Write out the material again exactly, please, and omit the pictures.

*SOURCE DATA*:
□ □ □ □ □ □ □

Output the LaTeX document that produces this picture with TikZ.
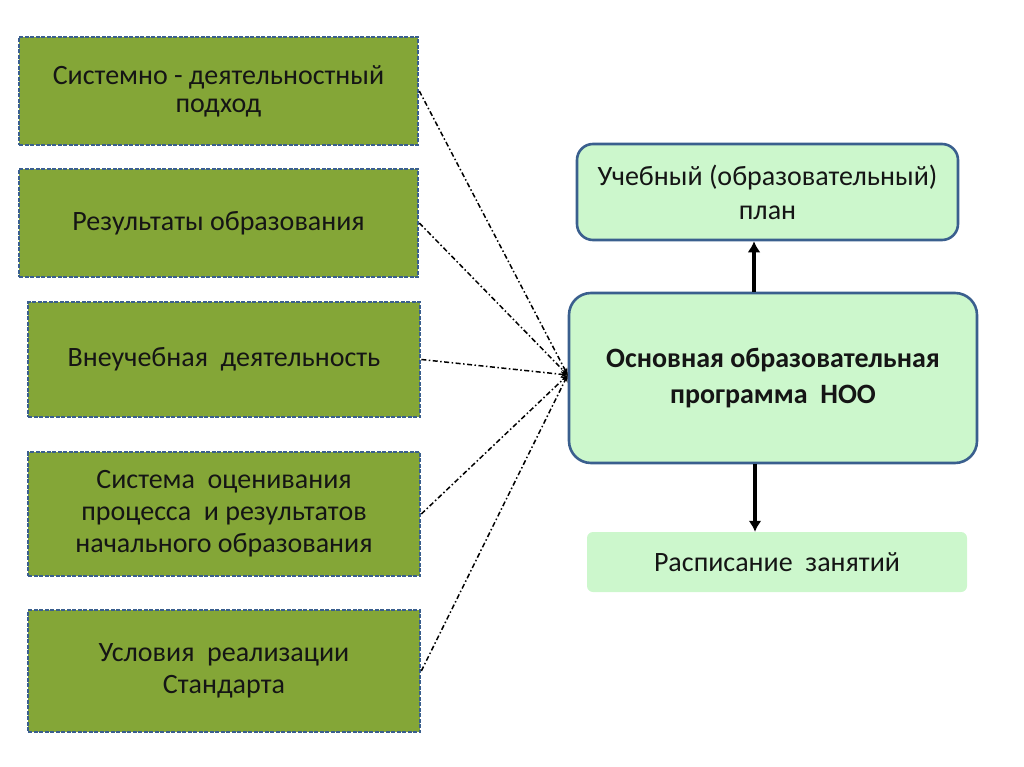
\documentclass[tikz,border=0pt]{standalone}
\usepackage{fontspec}
\setmainfont{Carlito}
\usepackage{xcolor}
\usetikzlibrary{arrows.meta,positioning}
\definecolor{oliveFill}{HTML}{84A637}
\definecolor{mintFill}{HTML}{CCF7CC}
\definecolor{edgeBlue}{HTML}{3A5F8E}
\definecolor{inkText}{HTML}{151515}

\begin{document}
\begin{tikzpicture}[x=1pt,y=-1pt,
    font=\fontsize{28}{30}\selectfont,text=inkText,
    leftbox/.style={draw=edgeBlue,line width=2.6pt,dash pattern=on 4pt off 1.5pt,
      fill=oliveFill,align=center,inner sep=0pt,minimum width=#1},
    leftbox/.default=392pt,
    mintbox/.style={draw=edgeBlue,line width=2.6pt,fill=mintFill,rounded corners=#1,
      align=center,inner sep=0pt},
    link/.style={line width=1.5pt,dash pattern=on 5pt off 2.5pt on 1.5pt off 2.5pt,
      -{Stealth[length=7pt,width=6pt]}},
    flow/.style={line width=3.6pt,-{Latex[length=11pt,width=13pt]}}]
    \useasboundingbox (0,0) rectangle (1024,767);
    % left column
    \node[leftbox=399pt,minimum height=108pt,font=\fontsize{28}{28}\selectfont]
      (approach) at (218.5,91) {Системно - деятельностный\\подход};
    \node[leftbox=399pt,minimum height=108pt] (results) at (218.5,223)
      {Результаты образования};
    \node[leftbox,minimum height=115pt] (extra) at (224,359.5)
      {Внеучебная\ \ деятельность};
    \node[leftbox,minimum height=124pt,font=\fontsize{28}{32}\selectfont]
      (assess) at (224,514)
      {Система\ \ оценивания\\процесса\ \ и результатов\\начального образования};
    \node[leftbox,minimum height=122pt,font=\fontsize{28}{32}\selectfont]
      (terms) at (224,671) {Условия\ \ реализации\\Стандарта};
    % right column
    \node[mintbox=22pt,minimum width=408pt,minimum height=170pt,
          font=\fontsize{28}{36}\selectfont\bfseries] (program) at (773,378)
      {Основная образовательная\\программа\ \ НОО};
    \node[mintbox=16pt,minimum width=381pt,minimum height=96pt,
          font=\fontsize{28}{34}\selectfont] (plan) at (767.5,192)
      {Учебный (образовательный)\\план};
    \node[fill=mintFill,rounded corners=6pt,minimum width=380pt,minimum height=60pt,
          inner sep=0pt] (schedule) at (777,562)
      {Расписание\ \ занятий};
    \coordinate (hub) at ([yshift=3pt]program.west);
    \foreach \src in {approach,results,extra,assess,terms}
      \draw[link] (\src.east) -- (hub);
    \draw[flow] (program.north -| 754,0) -- (plan.south -| 754,0);
    \draw[flow] (program.south -| 755,0) -- (schedule.north -| 755,0);
  \end{tikzpicture}
\end{document}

□ □ □ □ □ □ □

*FULL RESPONSE*:
Output the LaTeX document that produces this picture with TikZ.
\documentclass[tikz,border=0pt]{standalone}
\usepackage{fontspec}
\setmainfont{Carlito}
\usepackage{xcolor}
\usetikzlibrary{arrows.meta,positioning}
\definecolor{oliveFill}{HTML}{84A637}
\definecolor{mintFill}{HTML}{CCF7CC}
\definecolor{edgeBlue}{HTML}{3A5F8E}
\definecolor{inkText}{HTML}{151515}

\begin{document}
\begin{tikzpicture}[x=1pt,y=-1pt,
    font=\fontsize{28}{30}\selectfont,text=inkText,
    leftbox/.style={draw=edgeBlue,line width=2.6pt,dash pattern=on 4pt off 1.5pt,
      fill=oliveFill,align=center,inner sep=0pt,minimum width=#1},
    leftbox/.default=392pt,
    mintbox/.style={draw=edgeBlue,line width=2.6pt,fill=mintFill,rounded corners=#1,
      align=center,inner sep=0pt},
    link/.style={line width=1.5pt,dash pattern=on 5pt off 2.5pt on 1.5pt off 2.5pt,
      -{Stealth[length=7pt,width=6pt]}},
    flow/.style={line width=3.6pt,-{Latex[length=11pt,width=13pt]}}]
    \useasboundingbox (0,0) rectangle (1024,767);
    % left column
    \node[leftbox=399pt,minimum height=108pt,font=\fontsize{28}{28}\selectfont]
      (approach) at (218.5,91) {Системно - деятельностный\\подход};
    \node[leftbox=399pt,minimum height=108pt] (results) at (218.5,223)
      {Результаты образования};
    \node[leftbox,minimum height=115pt] (extra) at (224,359.5)
      {Внеучебная\ \ деятельность};
    \node[leftbox,minimum height=124pt,font=\fontsize{28}{32}\selectfont]
      (assess) at (224,514)
      {Система\ \ оценивания\\процесса\ \ и результатов\\начального образования};
    \node[leftbox,minimum height=122pt,font=\fontsize{28}{32}\selectfont]
      (terms) at (224,671) {Условия\ \ реализации\\Стандарта};
    % right column
    \node[mintbox=22pt,minimum width=408pt,minimum height=170pt,
          font=\fontsize{28}{36}\selectfont\bfseries] (program) at (773,378)
      {Основная образовательная\\программа\ \ НОО};
    \node[mintbox=16pt,minimum width=381pt,minimum height=96pt,
          font=\fontsize{28}{34}\selectfont] (plan) at (767.5,192)
      {Учебный (образовательный)\\план};
    \node[fill=mintFill,rounded corners=6pt,minimum width=380pt,minimum height=60pt,
          inner sep=0pt] (schedule) at (777,562)
      {Расписание\ \ занятий};
    \coordinate (hub) at ([yshift=3pt]program.west);
    \foreach \src in {approach,results,extra,assess,terms}
      \draw[link] (\src.east) -- (hub);
    \draw[flow] (program.north -| 754,0) -- (plan.south -| 754,0);
    \draw[flow] (program.south -| 755,0) -- (schedule.north -| 755,0);
  \end{tikzpicture}
\end{document}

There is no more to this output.